Americans still liked Ike despite his strong affection overseas for his wartime chauffeur, Kay Summersby.
Indisputably, the biggest flap of the political bedclothes, one that did indeed alter the course of the ship of state, centered on one Peggy (nee Margaret O'Neale) Timberlake (first husband) Eaton (second husband). Peggy's father ran an inn between the capital and Georgetown, and Peggy was equally accommodating. Hardly 15, she had already caused a duel. Her elopement soon after was foiled when she awakened her father by kicking over a flower pot while crawling out a window.
Timberlake, on leave while his accounts as a Navy purser were audited, espied Peggy in the tavern taproom and declared he would meet her by 6 p.m. He did and by 11 had her promise to wed. They did in 1816 when she was sweet 16.
Then, Sen. John Henry Eaton of Tennessee, a friend of president-to-be Andrew Jackson, became an admirer. He pulled strings to have Timberlake assigned to sea duty, leaving Peggy all to himself. When Timberlake returned, his accounts were once again in question. Eaton gave him $10,000 to help balance the books, then finagled Timberlake to sea for four more years aboard the U.S.S. Constitution.
Peggy, meanwhile, fought off the attentions of Richard K. Call, a boarder at the O'Neale Tavern and another friend of Jackson's, with a coal shovel in a display of unaccustomed virtue that evoked Old Hickory's lasting admiration.
Thus, when Jackson was elected president and named Eaton his secretary of war, he pressured him to marry Peggy to present a licit domesticity to Washington society. (Timberlake had died: from pneumonia, officially; from too much grog according to his shipmates.)
Washington society, however, was all too familiar with Peggy and her saga and turned its backs and closed its doors on her. This included most notably the wife of Vice President John Calhoun.

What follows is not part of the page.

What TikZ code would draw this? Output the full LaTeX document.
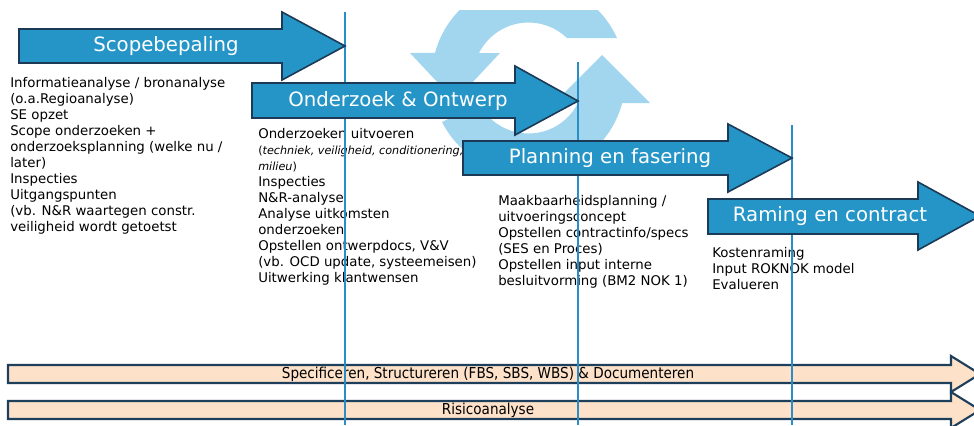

Furious at the snubs, Jackson, who had survived slurs of marrying a bigamist himself (technically so, but the couple did not know Rachel Jackson's divorce was not official), was furious and threatened to fire any Cabinet officer who shunned the companionable Peggy.

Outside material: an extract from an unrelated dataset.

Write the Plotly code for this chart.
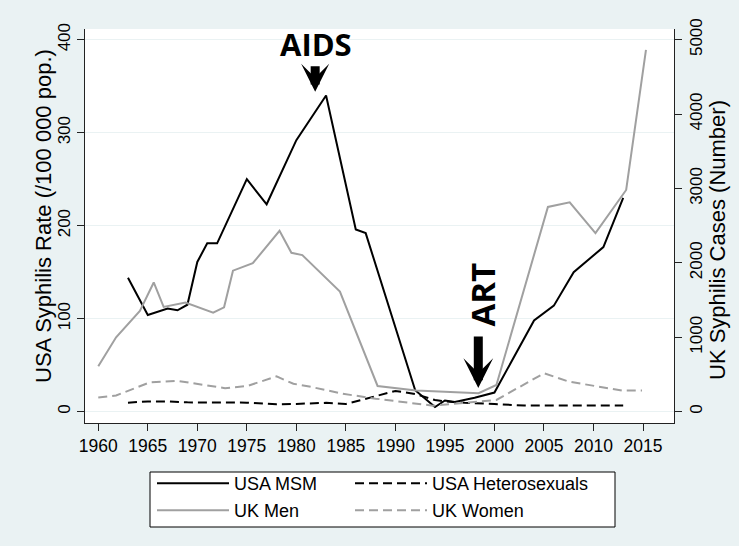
import plotly.graph_objects as go

# ---------------- data ----------------
# USA MSM syphilis rate (/100 000 pop.)  -> left axis
msm_years = [1963, 1965, 1967, 1968, 1969, 1970, 1971, 1972, 1975, 1977, 1980, 1983,
             1986, 1987, 1992, 1994, 1995, 1996, 1998, 2000, 2004, 2006, 2008, 2011, 2013]
msm_rate = [144, 104, 111, 109, 115, 161, 181, 181, 250, 223, 292, 340,
            196, 192, 23, 5, 12, 10.5, 15, 20.5, 98, 114, 150, 177, 230]

# USA heterosexuals syphilis rate (/100 000 pop.) -> left axis
het_years = [1963, 1965, 1967, 1969, 1975, 1978, 1980, 1983, 1985, 1990, 1992, 1994,
             1995, 1997, 2000, 2003, 2013]
het_rate = [9.7, 11, 11, 10, 9.7, 7.9, 8.3, 9.5, 8.2, 22.3, 19, 12.5,
            11, 9.5, 8.2, 6.5, 6.5]

# UK men syphilis cases (number) -> right axis
ukm_years = [1960, 1961.8, 1964.2, 1965.6, 1966.6, 1968.8, 1971.6, 1972.7, 1973.6, 1975.6,
             1978.3, 1979.5, 1980.6, 1984.4, 1988.2, 1992.1, 1998.4, 2000.2, 2005.4, 2007.6,
             2010.2, 2013.3, 2015.3]
ukm_cases = [609, 1000, 1354, 1737, 1408, 1466, 1331, 1403, 1895, 1995,
             2430, 2135, 2105, 1615, 345, 283, 247, 359, 2752, 2814,
             2400, 2980, 4862]

# UK women syphilis cases (number) -> right axis
ukw_years = [1960, 1961.8, 1965.2, 1967.9, 1972.8, 1975.1, 1978.0, 1979.7, 1981.3, 1984.7,
             1988.0, 1993.8, 2000.2, 2005.0, 2007.5, 2012.9, 2014.9]
ukw_cases = [189, 217, 393, 415, 316, 347, 474, 375, 338, 240,
             175, 80, 157, 516, 404, 283, 283]

x_ticks = [1960, 1965, 1970, 1975, 1980, 1985, 1990, 1995, 2000, 2005, 2010, 2015]
left_ticks = [0, 100, 200, 300, 400]
right_ticks = [0, 1000, 2000, 3000, 4000, 5000]

left_title = "USA Syphilis Rate (/100 000 pop.)"
right_title = "UK Syphilis Cases (Number)"

# ---------------- styling ----------------
FONT = "Liberation Sans, Arial, Helvetica, sans-serif"
BOLD_FONT = "Open Sans, Liberation Sans, Arial, sans-serif"
BG = "#eaf2f3"
GRAY = "#a0a0a0"
AX = "#222222"

L, R, T, B = 85, 65, 29, 123
W, H = 739, 546
pw, ph = W - L - R, H - T - B


def px2paper_x(px):
    return (px - L) / pw


def px2paper_y(py):
    return (H - B - py) / ph


fig = go.Figure()

fig.add_trace(go.Scatter(x=msm_years, y=msm_rate, mode="lines", name="USA MSM",
                         line=dict(color="black", width=2), legend="legend"))
fig.add_trace(go.Scatter(x=het_years, y=het_rate, mode="lines", name="USA Heterosexuals",
                         line=dict(color="black", width=2, dash="9px,5px"), legend="legend2"))
fig.add_trace(go.Scatter(x=ukm_years, y=ukm_cases, mode="lines", name="UK Men", yaxis="y2",
                         line=dict(color=GRAY, width=2), legend="legend3"))
fig.add_trace(go.Scatter(x=ukw_years, y=ukw_cases, mode="lines", name="UK Women", yaxis="y2",
                         line=dict(color=GRAY, width=2, dash="9px,5px"), legend="legend4"))

leg_common = dict(orientation="h", xanchor="left", yanchor="top",
                  bgcolor="rgba(0,0,0,0)", borderwidth=0, itemwidth=72,
                  font=dict(family=FONT, size=18, color="black"))

col1_x, col2_x = 152, 350
row1_y, row2_y = 465, 492

fig.update_layout(
    width=W, height=H,
    margin=dict(l=L, r=R, t=T, b=B, autoexpand=False),
    paper_bgcolor=BG, plot_bgcolor="white",
    font=dict(family=FONT, size=17, color="black"),
    xaxis=dict(range=[1958.66, 2018.13], tickvals=x_ticks, showgrid=False, zeroline=False,
               showline=True, linecolor=AX, linewidth=1, ticks="outside", ticklen=7,
               tickcolor=AX, tickfont=dict(size=17.5), automargin=False),
    yaxis=dict(range=[-12.2, 411.5], tickvals=left_ticks, showgrid=True, gridcolor=BG,
               gridwidth=1, zeroline=False, showline=True, linecolor=AX, linewidth=1,
               ticks="outside", ticklen=7, tickcolor=AX, tickangle=-90,
               tickfont=dict(size=17), automargin=False),
    yaxis2=dict(range=[-152.5, 5143.75], tickvals=right_ticks, overlaying="y", side="right",
                showgrid=False, zeroline=False, showline=True, linecolor=AX, linewidth=1,
                ticks="outside", ticklen=7, tickcolor=AX, tickangle=-90,
                tickfont=dict(size=17), automargin=False),
    legend=dict(x=px2paper_x(col1_x), y=px2paper_y(row1_y), **leg_common),
    legend2=dict(x=px2paper_x(col2_x), y=px2paper_y(row1_y), **leg_common),
    legend3=dict(x=px2paper_x(col1_x), y=px2paper_y(row2_y), **leg_common),
    legend4=dict(x=px2paper_x(col2_x), y=px2paper_y(row2_y), **leg_common),
    showlegend=True,
)

# legend frame
fig.add_shape(type="rect", xref="paper", yref="paper",
              x0=px2paper_x(150), x1=px2paper_x(615), y0=px2paper_y(527), y1=px2paper_y(472),
              line=dict(color="black", width=1), fillcolor="white", layer="below")

# axis titles
fig.add_annotation(text=left_title, xref="paper", yref="paper",
                   x=px2paper_x(43), y=px2paper_y(216), xanchor="center", yanchor="middle",
                   textangle=-90, showarrow=False,
                   font=dict(family=FONT, size=22, color="black"))
fig.add_annotation(text=right_title, xref="paper", yref="paper",
                   x=px2paper_x(717), y=px2paper_y(240), xanchor="center", yanchor="middle",
                   textangle=-90, showarrow=False,
                   font=dict(family=FONT, size=22, color="black"))

# AIDS label + arrow
fig.add_annotation(text="<b>AIDS</b>", x=1982.0, y=395.4, showarrow=False,
                   xanchor="center", yanchor="middle",
                   font=dict(family=BOLD_FONT, size=31, color="black"))
fig.add_annotation(text="", x=1981.9, y=344, ax=1981.9, ay=373, axref="x", ayref="y",
                   showarrow=True, arrowhead=3, arrowwidth=9, arrowsize=0.52,
                   arrowcolor="black", standoff=0)

# ART label + arrow
fig.add_annotation(text="<b>ART</b>", x=1998.8, y=125.5, textangle=-90, showarrow=False,
                   xanchor="center", yanchor="middle",
                   font=dict(family=BOLD_FONT, size=33, color="black"))
fig.add_annotation(text="", x=1998.37, y=25.5, ax=1998.37, ay=82.5, axref="x", ayref="y",
                   showarrow=True, arrowhead=3, arrowwidth=9, arrowsize=0.55,
                   arrowcolor="black", standoff=0)

fig.write_html(
    "out.html",
    config={"displayModeBar": False},
    post_script="document.body.style.margin='0px';document.body.style.background='#eaf2f3';",
)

Disharmony crippled the administration and did nothing to help strained relations between Jackson and Calhoun, the states rights Southerner. Eaton finally got the message and resigned, as did the whole Cabinet.
Eaton subsequently drank his way through an ambassadorship to Spain where Peggy, bruised but unbowed, took up cigars, the smoke curling upward as she passed into history.